結局のところこの手の映画は「いいやつがいるからいい、悪いやつがいるから悪い」というところに帰結してしまうのはある程度しかたないことかもしれない。
日本軍側に残酷補正と、イギリス軍側にジャスティス補正がうっすら乗ってるような気がするも、終始バランスのいい作り。
泰緬鉄道建設捕虜虐待事件以外に、カンチャナブリ捕虜収容所で尋問という名の虐待が行われていたのは事実みたいで、序盤はその描写もたっぷりある。
収容所内の生活が軌道に乗ったあたりの中盤が面白い。邦画「南の島に雪が降る」みたいなことをイギリス兵たちもやっていた。授業を開いたり、音楽会を開いたりすることに生きる希望をみいだしている。
日本兵とイギリス兵の間に芽生えた奇妙な連帯感も描いている。
ラストエピソードが特にすごかった。
「死は鴻毛よりも輕しと覺悟せよ」という軍人勅諭の一文に、太平洋戦争の本質を詰め込んだ見事なシークエンス。
戦争の激化も、虐待事件のメカニズムも、日本人が命を安く見た結果だったのだ。見事看破されてぐうの音もでなかった。
泰緬鉄道建設捕虜虐待事件はイギリス、オーストラリアではかなり大きな出来事としてとらえられているとのこと。
アジア人差別という大前提があることに加えて、大航海時代から続いた植民地支配を正当化するという文脈にこの出来事が消費されてるように思う。
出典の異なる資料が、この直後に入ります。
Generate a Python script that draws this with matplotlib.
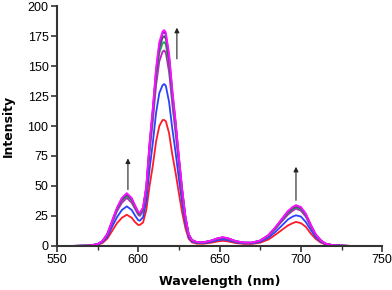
import matplotlib
matplotlib.use("Agg")
import matplotlib.pyplot as plt

wavelength = [550, 560, 570, 575, 578, 581, 584, 587, 590, 593, 596, 598, 600, 601, 603, 605, 607, 609, 611, 613,
              615, 616, 617, 619, 621, 623, 625, 627, 629, 631, 633, 636, 640, 645, 649, 652, 655, 660, 665, 670,
              675, 680, 684, 688, 692, 695, 697, 700, 703, 706, 709, 712, 715, 720, 730, 750]

red = [0, 0, 0.2, 0.9, 2.4, 6, 12.5, 19, 23.5, 26, 23.5, 20, 17.5, 17.5, 19.5, 30, 50, 67, 87, 100,
       105, 105, 104, 94, 76, 61, 44, 28, 15, 6, 3, 1.9, 1.8, 2.7, 3.8, 4.3, 3.8, 2.4, 1.7, 1.7,
       2.7, 5.3, 9, 13, 17, 19, 20, 19, 16, 10.5, 6, 3, 1.2, 0.3, 0, 0]
blue = [0, 0, 0.2, 1.1, 3, 7.5, 16, 24, 30, 33, 30, 25.5, 21.5, 21, 24, 37.5, 64, 86, 111, 127.5,
        134, 135, 133.5, 120, 97.5, 78, 56, 36, 19, 7.5, 3.8, 2.4, 2.3, 3.4, 4.9, 5.4, 4.9, 3, 2.1, 2.1,
        3.4, 6.8, 11.3, 16.5, 22, 24.5, 25.5, 24.5, 20, 13.5, 7.5, 3.8, 1.5, 0.4, 0, 0]
magenta = [0, 0, 0.3, 1.4, 3.6, 9, 19, 29, 36, 40, 36, 31, 26, 25, 29, 45, 78, 104, 134, 154,
           162, 163, 161, 145, 118, 94, 68, 43, 23, 9, 4.5, 2.9, 2.7, 4.1, 5.9, 6.5, 5.9, 3.6, 2.5, 2.5,
           4.1, 8.1, 13.6, 20, 26, 29.4, 31, 29.4, 24.4, 16.3, 9, 4.5, 1.8, 0.5, 0, 0]
green = [0, 0, 0.3, 1.4, 3.8, 9.5, 20, 30, 38, 41.5, 38, 32, 27, 26, 30, 47, 81, 109, 140, 161,
         169, 170, 168, 151, 123, 98, 71, 45, 24, 9.5, 4.7, 3, 2.8, 4.3, 6.1, 6.8, 6.1, 3.8, 2.6, 2.6,
         4.3, 8.5, 14.2, 20.8, 27.4, 30.7, 32, 30.7, 25.5, 17, 9.5, 4.7, 1.9, 0.5, 0, 0]
gray = [0, 0, 0.3, 1.5, 3.9, 9.7, 20.4, 31, 38.8, 42.7, 38.8, 33, 27.6, 26.7, 31, 48.5, 83.4, 111.5, 143.5, 165,
        173.6, 175, 172.7, 155, 126, 101, 72.8, 46.6, 24.3, 9.7, 4.9, 3.1, 2.9, 4.4, 6.3, 7, 6.3, 3.9, 2.7, 2.7,
        4.4, 8.7, 14.6, 21.3, 28.1, 31.5, 33, 31.5, 26.2, 17.5, 9.7, 4.9, 1.9, 0.5, 0, 0]
purple = [0, 0, 0.3, 1.5, 4, 9.9, 20.8, 31.7, 39.6, 43.6, 39.6, 33.7, 28.2, 27.2, 31.7, 49.5, 85, 114, 146.5, 168.3,
          177.2, 178.2, 176.2, 158.4, 128.7, 103, 74.3, 47.5, 24.8, 9.9, 5, 3.2, 3, 4.5, 6.4, 7.1, 6.4, 4, 2.8, 2.8,
          4.5, 8.9, 14.9, 21.8, 28.7, 32.2, 33.7, 32.2, 26.7, 17.8, 9.9, 5, 2, 0.5, 0, 0]
pink = [0, 0, 0.3, 1.5, 4, 10, 21, 32, 40, 44, 40, 34, 28.5, 27.5, 32, 50, 86, 115, 148, 170,
        179, 180, 178, 160, 130, 104, 75, 48, 25, 10, 5, 3.2, 3, 4.5, 6.5, 7.2, 6.5, 4, 2.8, 2.8,
        4.5, 9, 15, 22, 29, 32.5, 34, 32.5, 27, 18, 10, 5, 2, 0.5, 0, 0]

series = [red, blue, magenta, green, gray, purple, pink]
colors = ['#ff1a2a', '#2a40ff', '#c020c0', '#20a060', '#505050', '#6a28d8', '#ff10ff']

# arrows: (wavelength, start intensity, end intensity)
arrows = [(593.7, 47, 73), (623.8, 156, 182), (697, 38, 66)]

fig = plt.figure(figsize=(3.92, 2.90), dpi=100)
ax = fig.add_axes([0.145, 0.152, 0.830, 0.827])

for s, c in zip(series, colors):
    ax.plot(wavelength, s, color=c, lw=1.3)

for x, y0, y1 in arrows:
    ax.annotate('', xy=(x, y1), xytext=(x, y0),
                arrowprops=dict(arrowstyle='-|>', color='#222222', lw=0.8,
                                mutation_scale=7, shrinkA=0, shrinkB=0))

ax.set_xlim(550, 750)
ax.set_ylim(0, 200)
ax.set_xticks([550, 600, 650, 700, 750])
ax.set_xticks([575, 625, 675, 725], minor=True)
ax.set_yticks(range(0, 201, 25))

for sp in ['top', 'right']:
    ax.spines[sp].set_visible(False)
for sp in ['left', 'bottom']:
    ax.spines[sp].set_linewidth(1.5)
    ax.spines[sp].set_color('#333333')

ax.tick_params(axis='both', which='major', direction='out', length=4, width=1.2,
               color='#333333', labelsize=9, pad=2)
ax.tick_params(axis='x', which='minor', direction='out', length=3, width=1.0, color='#333333')
for lab in ax.get_xticklabels() + ax.get_yticklabels():
    lab.set_fontfamily('Liberation Sans')

ax.set_xlabel('Wavelength (nm)', fontsize=9, fontweight='bold', labelpad=6)
ax.set_ylabel('Intensity', fontsize=9, fontweight='bold', labelpad=9)

fig.savefig('out.png', dpi=100)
のちに贖罪の日々をおくることになる通訳の永瀬さんが、こちらの映画ではいい役になっていた。「レイルウェイ 運命の旅路(2013)」は、故人になってる永瀬さんを貶めるようなシーンが多く理解に苦しんでいたのだけど、こちらはいいね!

余談。
序盤に「捨て鉢になってるわけじゃない」というような意味で、「神風じゃない」というセリフがある。作中では1942年の設定。神風特攻隊が産声をあげたのは1944年10月。聞こえてくる日本語にへんなところがひとつもないし、シャベルのことを帝国陸軍のみで通じる呼称「エンピ」といっていたり、考証しっかりしてる映画なのに、なんでここだけ甘くなってんのか不思議。